[Source code of charts]
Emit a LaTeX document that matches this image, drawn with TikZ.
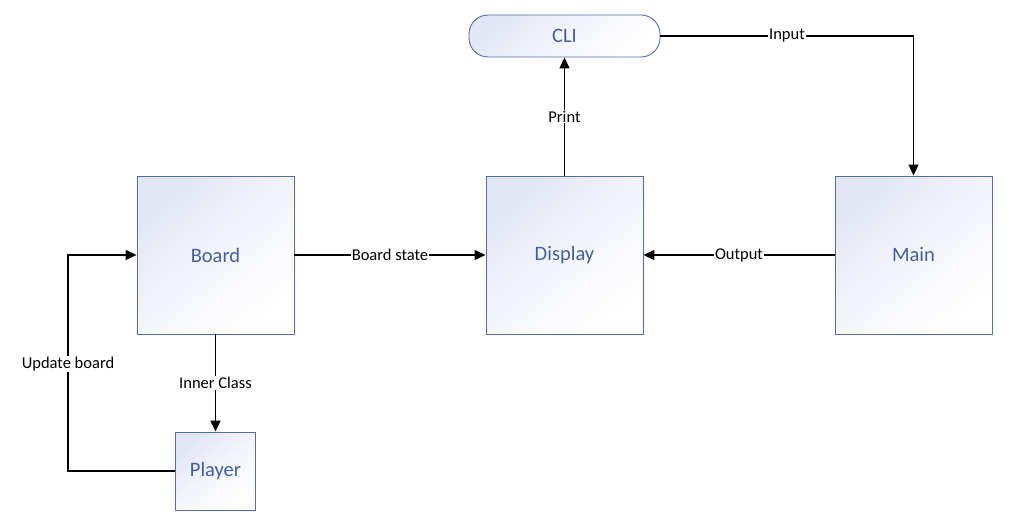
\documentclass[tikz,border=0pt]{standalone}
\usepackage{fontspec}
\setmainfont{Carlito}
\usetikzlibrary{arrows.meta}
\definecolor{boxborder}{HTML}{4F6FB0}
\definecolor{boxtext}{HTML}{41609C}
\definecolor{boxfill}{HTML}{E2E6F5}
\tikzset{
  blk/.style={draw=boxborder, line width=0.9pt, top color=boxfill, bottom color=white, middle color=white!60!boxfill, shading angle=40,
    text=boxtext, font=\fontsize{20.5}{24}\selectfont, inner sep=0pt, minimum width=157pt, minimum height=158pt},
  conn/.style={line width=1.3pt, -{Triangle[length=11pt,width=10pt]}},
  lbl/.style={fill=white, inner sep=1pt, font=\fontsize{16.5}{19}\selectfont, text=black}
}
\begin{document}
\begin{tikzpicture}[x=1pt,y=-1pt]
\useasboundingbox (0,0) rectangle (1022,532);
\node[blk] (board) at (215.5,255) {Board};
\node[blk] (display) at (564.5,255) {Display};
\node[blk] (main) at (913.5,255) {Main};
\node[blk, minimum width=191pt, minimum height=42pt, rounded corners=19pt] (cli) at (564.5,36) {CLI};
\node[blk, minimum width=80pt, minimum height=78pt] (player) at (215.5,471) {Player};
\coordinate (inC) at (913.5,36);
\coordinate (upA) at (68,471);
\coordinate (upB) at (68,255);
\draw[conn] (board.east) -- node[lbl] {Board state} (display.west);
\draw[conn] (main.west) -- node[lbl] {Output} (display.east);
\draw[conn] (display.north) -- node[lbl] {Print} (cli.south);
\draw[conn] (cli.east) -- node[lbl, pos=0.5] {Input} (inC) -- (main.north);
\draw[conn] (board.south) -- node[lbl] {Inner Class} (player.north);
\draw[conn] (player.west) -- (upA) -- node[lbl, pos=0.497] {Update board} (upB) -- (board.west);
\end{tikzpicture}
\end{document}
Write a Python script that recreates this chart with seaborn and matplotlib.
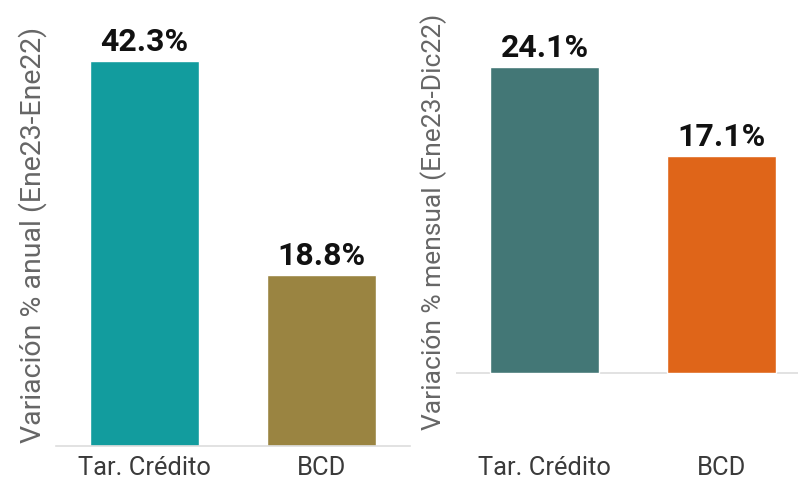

* _Instructions for the task_
Return all of the entries exactly as written, but drop any pictures they hold.

* _Response to the exercise_
Emit a LaTeX document that matches this image, drawn with TikZ.
\documentclass[tikz,border=0pt]{standalone}
\usepackage{fontspec}
\setmainfont{Carlito}
\usetikzlibrary{arrows.meta}
\definecolor{boxborder}{HTML}{4F6FB0}
\definecolor{boxtext}{HTML}{41609C}
\definecolor{boxfill}{HTML}{E2E6F5}
\tikzset{
  blk/.style={draw=boxborder, line width=0.9pt, top color=boxfill, bottom color=white, middle color=white!60!boxfill, shading angle=40,
    text=boxtext, font=\fontsize{20.5}{24}\selectfont, inner sep=0pt, minimum width=157pt, minimum height=158pt},
  conn/.style={line width=1.3pt, -{Triangle[length=11pt,width=10pt]}},
  lbl/.style={fill=white, inner sep=1pt, font=\fontsize{16.5}{19}\selectfont, text=black}
}
\begin{document}
\begin{tikzpicture}[x=1pt,y=-1pt]
\useasboundingbox (0,0) rectangle (1022,532);
\node[blk] (board) at (215.5,255) {Board};
\node[blk] (display) at (564.5,255) {Display};
\node[blk] (main) at (913.5,255) {Main};
\node[blk, minimum width=191pt, minimum height=42pt, rounded corners=19pt] (cli) at (564.5,36) {CLI};
\node[blk, minimum width=80pt, minimum height=78pt] (player) at (215.5,471) {Player};
\coordinate (inC) at (913.5,36);
\coordinate (upA) at (68,471);
\coordinate (upB) at (68,255);
\draw[conn] (board.east) -- node[lbl] {Board state} (display.west);
\draw[conn] (main.west) -- node[lbl] {Output} (display.east);
\draw[conn] (display.north) -- node[lbl] {Print} (cli.south);
\draw[conn] (cli.east) -- node[lbl, pos=0.5] {Input} (inC) -- (main.north);
\draw[conn] (board.south) -- node[lbl] {Inner Class} (player.north);
\draw[conn] (player.west) -- (upA) -- node[lbl, pos=0.497] {Update board} (upB) -- (board.west);
\end{tikzpicture}
\end{document}
Write a Python script that recreates this chart with seaborn and matplotlib.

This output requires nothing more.